About WESNET

Peak body for Specialist Women's Domestic and Family Violence Services

Our Vision

A future where all women and children live free of domestic and family violence and its consequences

Our Members

With almost 350 eligible members across Australia, WESNET represents a range of organisations and individuals including women’s refuges, shelters, safe houses and information/ referral services.

Harnessing its large national network of members and associate members, WESNET plays an important role in identifying unmet needs, canvassing new and emerging issues, facilitating policy and sector debate and providing expert advice to government to provide improved responses to the problem of domestic and family violence. We do this within our communities, and in partnership with non-government stakeholders.

Domestic and Family Violence

WESNET works within a feminist framework which promotes understanding domestic and family violence as gendered violence, and that women's and children's experiences are also intrinsically shaped by their ethnicity, culture, ability, age, gender identity and class.

What is Violence Against Women

The 1993 United Nations (UN) Declaration on the Elimination of Violence against Women described 'Violence Against Women' to mean ‘any act of gender-based violence that results in, or is likely to result in, physical, sexual or psychological harm or suffering to women, including threats of such acts, coercion or arbitrary deprivation of liberty, whether occurring in public or in private life’ 

Women's Specialist Services

The models of domestic and family violence services in Australia are diverse. They range from single communal shelters to multi-building cluster models of self-contained units with counselling rooms, children's resource buildings, playgrounds, and group training rooms; to shop fronts in busy shopping area; to lone outreach workers working out of other organisations.  They may be a crisis phone service that also provides crisis accommodation, a community development worker, a counsellor, a networker, a children's worker, or a worker in a community service with little support. They may specialise in a certain disadvantaged groups of women and children in their community.

Our History 

WESNET was first conceived in December 1992 during the national evaluation of the Supported Accommodation Assistance Program (SAAP), which identified a lack of national representation of the needs of women and children utilising SAAP services.

Incorporated in 1994 after extensive sector consultation, WESNET was originally established to represent women’s services funded through the Supported Accommodation Assistance Program (SAAP), including women’s refuges, safe houses, women’s housing programs, domestic violence outreach, information and referral services.
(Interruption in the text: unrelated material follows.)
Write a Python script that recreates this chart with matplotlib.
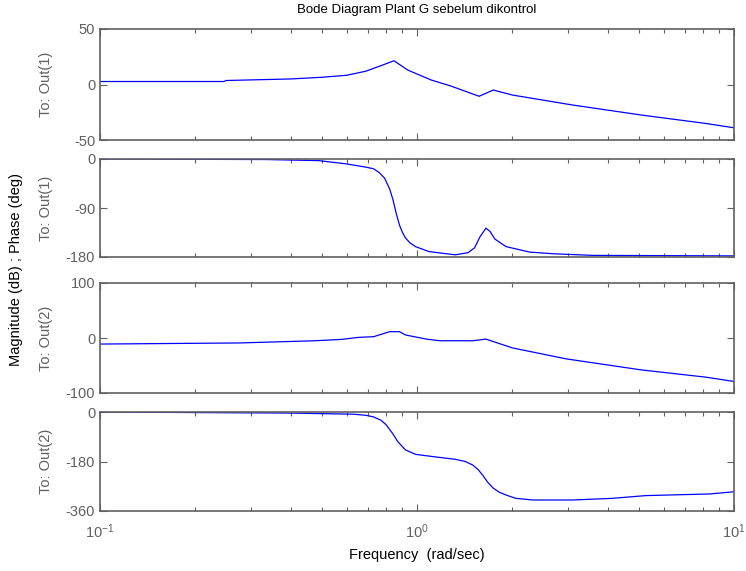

WESNET’s initial purpose was to improve and promote high quality service provision to women and women with children who are escaping domestic violence or who are homeless for some other reason. WESNET has achieved a number of key outcomes since incorporation, including in our early years:

Our establishment as a well respected peak body and key contributor to national domestic and family violence policy and debate.
Facilitating national debate and networking of women’s services through our newsletter Accommodating Women, convening sector forums and the hosting of two national conferences.
Positive contributions to national policy including: introduction of Centrelink Crisis Payment for women and children escaping domestic and family violence; increased resources for Indigenous family violence responses; reforms to domestic violence provisions under immigration law; significant input into the development of SAAP and PADV.
Conducting important research projects on key issues such as: examining domestic and family violence in rural and remote communities; developing national model domestic violence laws; examining the link between homeless and violence against women.